As requested, here's a design doc:
Client Retry/Fail Over in IPC Overview
The goal of
HDFS-1973 is to provide a facility for clients to fail over and retry an RPC to a different NN in the event of failure, in support of HDFS HA. Since the HDFS RPC mechanisms are built on top of the Common IPC library, this is a natural place to implement this functionality. Furthermore, since client fail over in general has challenges which are not HDFS-specific, we may be able to reuse this mechanism for other HA services in the future (e.g. perhaps the MRv2 Resource Manager.)
This mechanism should be able to support the following:
- A way to support multiple distinct ways for determining which object an RPC should be attempted against.
- A way of specifying customized failover strategies. For example, some HA service may only support a pair of machines to serve requests, while another might support an arbitrary number. The strategy for failing over to a new machine might be different for these cases.
- The method for specifying a retry/failover strategy should be able to control both retry and failover logic. For example, a strategy may want to try a request to server A once, attempt a failover to server B immediately, fail back to server A and then retry several times with some amount of backoff.
- A way for a remote process to indicate that it is not the appropriate process to serve the request, and that an attempt should be made to another process.
- A way of specifying that some operations in an IPC interface are not safe to be failed over and retried.
The Common IPC library already supports retrying an IPC against the same remote process.

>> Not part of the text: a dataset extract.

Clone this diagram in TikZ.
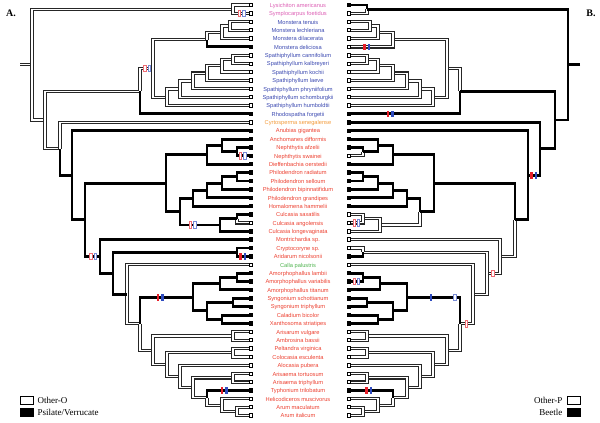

This is done via the classes in the o.a.h.io.retry package. The exact desired retry semantics can be specified using an implementation of the RetryPolicy interface. An implementation of this interface is responsible for determining whether or not a particular method call should be retried given the number of times its already been tried and the particular exception which caused the method to fail. An implementer of this interface can either choose to have the failed method retried, or the exception re-thrown.
In a sense, client-side failover is exactly the same as the existing retry mechanism, except method calls can be retried against a different proxy object. Thus, this JIRA proposes to extend the existing retry facility to also support client failover.
Presently, the RetryPolicy.shouldRetry method only returns a boolean to indicate whether a method invocation should be retried or considered to have failed. This can be augmented to return an enum value to indicate whether a particular method invocation should fail, be retried against the same object, or retried on another object. In order to determine what object a method should be tried against, this JIRA introduces the concept of a FailoverProxyProvider. An implementer of this interface is capable of getting a proxy object and initiating a client failover when the result of RetryPolicy.shouldRetry indicates a failover should be performed for the particular RetryPolicy the RetryInvocationHandler is configured to use. This addresses goals 1, 2, and 3 from above.
To address goal 4, this JIRA introduces a new exception type - StandbyException - which can be thrown by remote processes to indicate that it is not the appropriate process to handle requests for a given service at this time. RetryPolicy implementations may choose to handle this exception differently than other exception types when determining whether or not to retry or fail over an operation.
Though there may be circumstances in which a client may desire a more complex retry/failover strategy, most clients will want to failover only on network exceptions in which an RPC is guaranteed to have not reached the remote process, or in cases in which the particular method to be retried will have no mutative ill-effects if retried (e.g. read operations or idempotent write operations.) This JIRA thus introduces a new RetryPolicy implementation - FailoverOnNetworkExceptionRetry. This retry policy fails over whenever a method call fails in such a way as to guarantee that it did not reach the original remote process, or when retrying a method which can be safely retried. In order to know which methods of an IPC interface can be safely retried, this JIRA introduces an @Idempotent method annotation which, if present, will be passed on to the retry policy by the RetryInvocationHandler when determining whether or not to retry a method. This addresses goal 5.